Saat ini seni bagi Edwin bukan hanya sekedar menjalani hobi. Akan tetapi ternyata dari hobi itu pula yang memberinya keuntungan dari segi financial. Galeri yang sudah memiliki nama yang cukup baik di mata internasional itulah yang terus dijalankannya.”Konsistensi adalah kunci penting kesuksesan. Dalam hal apa saja, konsistensi itu mutlak diperlukan. Di samping itu tentu saja kecintaan kita terhadap apa yang kita lakukan. Karena jika kita sudah menyukai pekerjaan yang kita geluti, apapun akan terasa lebih mudah. Apapun akan terasa lebih menyenangkan. Jadi, kita bukan hanya melakukan pekerjaan yang hanya sekedar pekerjaan. Atau melakukan sesuatu karena kita harus melakukannya”, Ujarnya. Krisis global yang melanda memang sangat dirasa berpengaruh terhadap omset galeri miliknya. Akan tetapi hal tersebut tidak menjadi penghalang yang sangat berarti. Berpuluh-puluh tahun menggeluti bidang ini tentu saja memberikan segudang pengalaman yang mampu membuat Edwin masih bisa berjalan mulus di tengah himpitan badai krisis.

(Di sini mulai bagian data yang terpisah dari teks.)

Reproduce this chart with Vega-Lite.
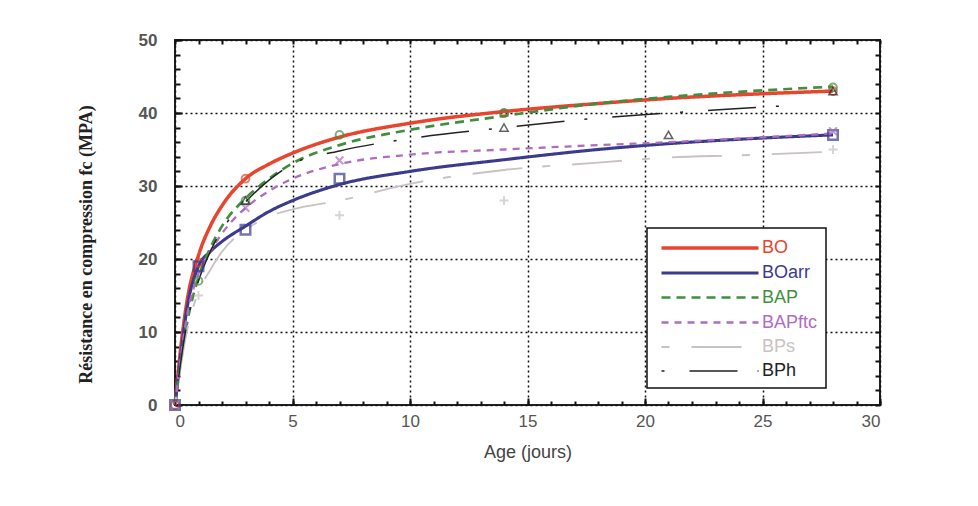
{
  "$schema": "https://vega.github.io/schema/vega-lite/v6.json",
  "autosize": {"type": "none"},
  "padding": {"left": 175, "top": 40, "right": 98, "bottom": 101},
  "width": 705,
  "height": 365,
  "background": "white",
  "config": {"view": {"stroke": "#222", "strokeWidth": 2}},
  "datasets": {
    "curves": [
      {"series": "BO", "t": 0, "v": 0}, {"series": "BO", "t": 0.25, "v": 8}, {"series": "BO", "t": 0.5, "v": 14}, {"series": "BO", "t": 1, "v": 20.5}, {"series": "BO", "t": 1.5, "v": 24.5}, {"series": "BO", "t": 2, "v": 27.3}, {"series": "BO", "t": 3, "v": 31}, {"series": "BO", "t": 4, "v": 33}, {"series": "BO", "t": 5, "v": 34.5}, {"series": "BO", "t": 7, "v": 36.7}, {"series": "BO", "t": 10, "v": 38.6}, {"series": "BO", "t": 14, "v": 40.2}, {"series": "BO", "t": 18, "v": 41.3}, {"series": "BO", "t": 21, "v": 42}, {"series": "BO", "t": 24, "v": 42.5}, {"series": "BO", "t": 28, "v": 43},
      {"series": "BOarr", "t": 0, "v": 0}, {"series": "BOarr", "t": 0.25, "v": 7}, {"series": "BOarr", "t": 0.5, "v": 13}, {"series": "BOarr", "t": 1, "v": 19}, {"series": "BOarr", "t": 1.5, "v": 21}, {"series": "BOarr", "t": 2, "v": 22.4}, {"series": "BOarr", "t": 3, "v": 24.5}, {"series": "BOarr", "t": 4, "v": 26.5}, {"series": "BOarr", "t": 5, "v": 28}, {"series": "BOarr", "t": 7, "v": 30.2}, {"series": "BOarr", "t": 10, "v": 32}, {"series": "BOarr", "t": 14, "v": 33.6}, {"series": "BOarr", "t": 18, "v": 35}, {"series": "BOarr", "t": 21, "v": 35.8}, {"series": "BOarr", "t": 24, "v": 36.4}, {"series": "BOarr", "t": 28, "v": 37},
      {"series": "BAP", "t": 0, "v": 0}, {"series": "BAP", "t": 0.25, "v": 6}, {"series": "BAP", "t": 0.5, "v": 11}, {"series": "BAP", "t": 1, "v": 17.5}, {"series": "BAP", "t": 1.5, "v": 21.5}, {"series": "BAP", "t": 2, "v": 24.5}, {"series": "BAP", "t": 3, "v": 28.3}, {"series": "BAP", "t": 4, "v": 31}, {"series": "BAP", "t": 5, "v": 33.1}, {"series": "BAP", "t": 7, "v": 35.6}, {"series": "BAP", "t": 10, "v": 37.7}, {"series": "BAP", "t": 14, "v": 39.6}, {"series": "BAP", "t": 18, "v": 41.3}, {"series": "BAP", "t": 21, "v": 42.2}, {"series": "BAP", "t": 24, "v": 42.9}, {"series": "BAP", "t": 28, "v": 43.6},
      {"series": "BAPftc", "t": 0, "v": 0}, {"series": "BAPftc", "t": 0.5, "v": 12}, {"series": "BAPftc", "t": 1, "v": 18}, {"series": "BAPftc", "t": 1.5, "v": 21}, {"series": "BAPftc", "t": 2, "v": 23.5}, {"series": "BAPftc", "t": 3, "v": 27}, {"series": "BAPftc", "t": 4, "v": 29.3}, {"series": "BAPftc", "t": 5, "v": 31}, {"series": "BAPftc", "t": 7, "v": 33}, {"series": "BAPftc", "t": 10, "v": 34.3}, {"series": "BAPftc", "t": 14, "v": 35}, {"series": "BAPftc", "t": 18, "v": 35.6}, {"series": "BAPftc", "t": 21, "v": 36}, {"series": "BAPftc", "t": 24, "v": 36.5}, {"series": "BAPftc", "t": 28, "v": 37.2},
      {"series": "BPs", "t": 0, "v": 0}, {"series": "BPs", "t": 0.5, "v": 10}, {"series": "BPs", "t": 1, "v": 15.5}, {"series": "BPs", "t": 1.5, "v": 18.5}, {"series": "BPs", "t": 2, "v": 21}, {"series": "BPs", "t": 3, "v": 24}, {"series": "BPs", "t": 4, "v": 25.8}, {"series": "BPs", "t": 5, "v": 26.8}, {"series": "BPs", "t": 7, "v": 28}, {"series": "BPs", "t": 10, "v": 30.3}, {"series": "BPs", "t": 14, "v": 32.2}, {"series": "BPs", "t": 18, "v": 33.2}, {"series": "BPs", "t": 21, "v": 33.9}, {"series": "BPs", "t": 24, "v": 34.2}, {"series": "BPs", "t": 28, "v": 34.7},
      {"series": "BPh", "t": 0, "v": 0}, {"series": "BPh", "t": 0.5, "v": 11}, {"series": "BPh", "t": 1, "v": 17}, {"series": "BPh", "t": 1.5, "v": 21}, {"series": "BPh", "t": 2, "v": 24}, {"series": "BPh", "t": 3, "v": 27.8}, {"series": "BPh", "t": 4, "v": 30.8}, {"series": "BPh", "t": 5, "v": 33}, {"series": "BPh", "t": 7, "v": 34.8}, {"series": "BPh", "t": 10, "v": 36.5}, {"series": "BPh", "t": 14, "v": 38}, {"series": "BPh", "t": 18, "v": 39.3}, {"series": "BPh", "t": 21, "v": 40}, {"series": "BPh", "t": 24, "v": 40.6}, {"series": "BPh", "t": 26.5, "v": 41.1}
    ],
    "points": [
      {"series": "BO", "t": 0, "v": 0}, {"series": "BO", "t": 1, "v": 19.5}, {"series": "BO", "t": 3, "v": 31}, {"series": "BO", "t": 14, "v": 40}, {"series": "BO", "t": 28, "v": 43},
      {"series": "BOarr", "t": 0, "v": 0}, {"series": "BOarr", "t": 1, "v": 19}, {"series": "BOarr", "t": 3, "v": 24}, {"series": "BOarr", "t": 7, "v": 31}, {"series": "BOarr", "t": 28, "v": 37},
      {"series": "BAP", "t": 1, "v": 17}, {"series": "BAP", "t": 3, "v": 28}, {"series": "BAP", "t": 7, "v": 37}, {"series": "BAP", "t": 14, "v": 40}, {"series": "BAP", "t": 28, "v": 43.5},
      {"series": "BAPftc", "t": 3, "v": 27}, {"series": "BAPftc", "t": 7, "v": 33.5}, {"series": "BAPftc", "t": 28, "v": 37.5},
      {"series": "BPs", "t": 1, "v": 15}, {"series": "BPs", "t": 7, "v": 26}, {"series": "BPs", "t": 14, "v": 28}, {"series": "BPs", "t": 28, "v": 35},
      {"series": "BPh", "t": 3, "v": 28}, {"series": "BPh", "t": 14, "v": 38}, {"series": "BPh", "t": 21, "v": 37}, {"series": "BPh", "t": 28, "v": 43}
    ]
  },
  "layer": [
    {
      "data": {"name": "curves"},
      "mark": {"type": "line", "interpolate": "monotone"},
      "encoding": {
        "x": {"field": "t", "type": "quantitative", "scale": {"domain": [0, 30], "nice": false},
          "axis": {"values": [0, 5, 10, 15, 20, 25, 30], "title": "Age (jours)", "grid": true, "gridColor": "#111", "gridDash": [2, 3], "gridWidth": 1.5, "tickSize": -7, "tickWidth": 2, "tickColor": "#111", "domain": false, "labelFont": "Liberation Sans", "labelFontSize": 17, "labelColor": "#555", "labelPadding": 15, "titleFont": "Liberation Sans", "titleFontSize": 18, "titleFontWeight": "normal", "titleColor": "#444", "titlePadding": 14}},
        "y": {"field": "v", "type": "quantitative", "scale": {"domain": [0, 50], "nice": false},
          "axis": {"values": [0, 10, 20, 30, 40, 50], "title": "Résistance en compression fc (MPA)", "grid": true, "gridColor": "#111", "gridDash": [2, 3], "gridWidth": 1.5, "tickSize": -7, "tickWidth": 2, "tickColor": "#111", "domain": false, "labelFont": "Liberation Sans", "labelFontSize": 17, "labelFontWeight": "bold", "labelColor": "#555", "labelPadding": 25, "titleFont": "Liberation Serif", "titleFontSize": 18, "titleFontWeight": "bold", "titleColor": "#222", "titleX": -80, "titleY": 204}},
        "color": {"field": "series", "type": "nominal",
          "scale": {"domain": ["BO", "BOarr", "BAP", "BAPftc", "BPs", "BPh"], "range": ["#e8452f", "#3b3b8e", "#3f8f3f", "#b06cc0", "#c9c2c2", "#222222"]},
          "legend": {"orient": "none", "legendX": 472, "legendY": 188, "title": null, "symbolType": "M-4.85,0L4.85,0", "symbolSize": 400, "symbolStrokeWidth": 2.5, "symbolOffset": 43, "labelFont": "Liberation Sans", "labelFontSize": 18, "rowPadding": 4, "padding": 8, "strokeColor": "#111", "fillColor": "white", "labelOffset": 40, "labelExpr": "datum.label + '\u00a0\u00a0\u00a0\u00a0'",
            "encode": {"labels": {"update": {"fill": {"scale": "color", "field": "value"}}}, "legend": {"update": {"strokeWidth": {"value": 1.5}}}}}},
        "strokeDash": {"field": "series", "type": "nominal",
          "scale": {"domain": ["BO", "BOarr", "BAP", "BAPftc", "BPs", "BPh"], "range": [[1, 0], [1, 0], [9, 6], [7, 6], [8, 22, 50, 20], [3, 25, 48, 20]]},
          "legend": {"orient": "none", "legendX": 472, "legendY": 188, "title": null}},
        "strokeWidth": {"field": "series", "type": "nominal",
          "scale": {"domain": ["BO", "BOarr", "BAP", "BAPftc", "BPs", "BPh"], "range": [3.5, 1.5, 2.8, 1.6, 2.8, 2]},
          "legend": {"orient": "none", "legendX": 472, "legendY": 188, "title": null}}
      }
    },
    {
      "data": {"name": "points"},
      "transform": [{"filter": "datum.series === 'BO' || datum.series === 'BAP'"}],
      "mark": {"type": "point", "shape": "circle", "filled": false, "strokeWidth": 2, "size": 60},
      "encoding": {
        "x": {"field": "t", "type": "quantitative", "axis": null},
        "y": {"field": "v", "type": "quantitative", "axis": null},
        "color": {"field": "series", "type": "nominal", "legend": null}
      }
    },
    {
      "data": {"name": "points"},
      "transform": [{"filter": "datum.series === 'BOarr'"}],
      "mark": {"type": "point", "shape": "square", "filled": false, "strokeWidth": 2.5, "size": 90},
      "encoding": {
        "x": {"field": "t", "type": "quantitative", "axis": null},
        "y": {"field": "v", "type": "quantitative", "axis": null},
        "color": {"field": "series", "type": "nominal", "legend": null}
      }
    },
    {
      "data": {"name": "points"},
      "transform": [{"filter": "datum.series === 'BAPftc'"}],
      "mark": {"type": "point", "shape": "M-1,-1L1,1M-1,1L1,-1", "filled": false, "strokeWidth": 2, "size": 60},
      "encoding": {
        "x": {"field": "t", "type": "quantitative", "axis": null},
        "y": {"field": "v", "type": "quantitative", "axis": null},
        "color": {"field": "series", "type": "nominal", "legend": null}
      }
    },
    {
      "data": {"name": "points"},
      "transform": [{"filter": "datum.series === 'BPs'"}],
      "mark": {"type": "point", "shape": "M-1,0L1,0M0,-1L0,1", "filled": false, "strokeWidth": 2, "size": 80},
      "encoding": {
        "x": {"field": "t", "type": "quantitative", "axis": null},
        "y": {"field": "v", "type": "quantitative", "axis": null},
        "color": {"field": "series", "type": "nominal", "legend": null}
      }
    },
    {
      "data": {"name": "points"},
      "transform": [{"filter": "datum.series === 'BPh'"}],
      "mark": {"type": "point", "shape": "triangle-up", "filled": false, "strokeWidth": 1.5, "size": 70},
      "encoding": {
        "x": {"field": "t", "type": "quantitative", "axis": null},
        "y": {"field": "v", "type": "quantitative", "axis": null},
        "color": {"field": "series", "type": "nominal", "legend": null}
      }
    },
    {
      "data": {"name": "points"},
      "mark": {"type": "point", "opacity": 0},
      "encoding": {
        "x": {"field": "t", "type": "quantitative", "axis": {"orient": "top", "values": [0,1,2,3,4,5,6,7,8,9,10,11,12,13,14,15,16,17,18,19,20,21,22,23,24,25,26,27,28,29,30], "labels": false, "title": null, "grid": false, "domain": false, "tickSize": -4, "tickWidth": 2, "tickColor": "#111"}},
        "y": {"field": "v", "type": "quantitative", "axis": {"orient": "right", "values": [0,2,4,6,8,10,12,14,16,18,20,22,24,26,28,30,32,34,36,38,40,42,44,46,48,50], "labels": false, "title": null, "grid": false, "domain": false, "tickSize": -5, "tickWidth": 2, "tickColor": "#111"}}
      }
    },
    {
      "data": {"name": "points"},
      "mark": {"type": "point", "opacity": 0},
      "encoding": {
        "x": {"field": "t", "type": "quantitative", "axis": {"orient": "bottom", "values": [0,1,2,3,4,5,6,7,8,9,10,11,12,13,14,15,16,17,18,19,20,21,22,23,24,25,26,27,28,29,30], "labels": false, "title": null, "grid": false, "domain": false, "tickSize": -4, "tickWidth": 2, "tickColor": "#111"}},
        "y": {"field": "v", "type": "quantitative", "axis": {"orient": "left", "values": [0,2,4,6,8,10,12,14,16,18,20,22,24,26,28,30,32,34,36,38,40,42,44,46,48,50], "labels": false, "title": null, "grid": false, "domain": false, "tickSize": -5, "tickWidth": 2, "tickColor": "#111"}}
      }
    }
  ],
  "resolve": {"axis": {"x": "independent", "y": "independent"}}
}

“Saya memulai ini (bisnis di bidang galeri-red) tentu saja dengan pertimbangan yang sangat matang. Bukan hanya sekedar ingin atau coba-coba. Lagi pula pengalaman selama 24 tahun tentu saja banyak memberikan pelajaran bagaimana menghadapi masalah-masalah yang akan terjadi di depan”.
“Seni tidak akan mati”. Begitu kata Edwin. Seni juga berasal dari inspirasi serta ide si seniman. Itulah yang membuat seni tidak ada ukurannya. Seberapa besar kemampuan orang untuk meniru ide tersebut, tapi orisinalitas seni tak akan tergantikan ampuhnya. Imajinasi tak akan ada harganya, tambahnya pula.
Baginya seni yang mengajarkan manusia untuk mengerti arti hidup. Seni adalah gambaran hidup itu sendiri. Gambaran hidup dengan media yang amat berbeda. Akan tetapi ia paralel dengan dunia itu. Kerumitan seni menggambarkan kerumitan hidup, keindahan seni juga merepresentasikan keindahan dunia. Suatu karya seni dibuat bukan hanya untuk dinikmati oleh si seniman, tetapi juga harus bisa dinikmati oleh orang lain yang melihatnya. Begitu juga dengan hidup. Hidup bukan hanya sekedar dijalani dan nikmati. Akan tetapi, dalam hidup juga ada tanggung jawab terhadap lingkungan. Begitulah Edwin berfilosofi.
“Hidup ini cuma sementara, jadi harus bisa dihayati dan dihargai. Disamping itu kesadaran akan hak dan kewajiban serta menjunjung tinggi etika, akan membawa bangsa ini bangkit dari jurang keterpurukan”. Harap Edwin.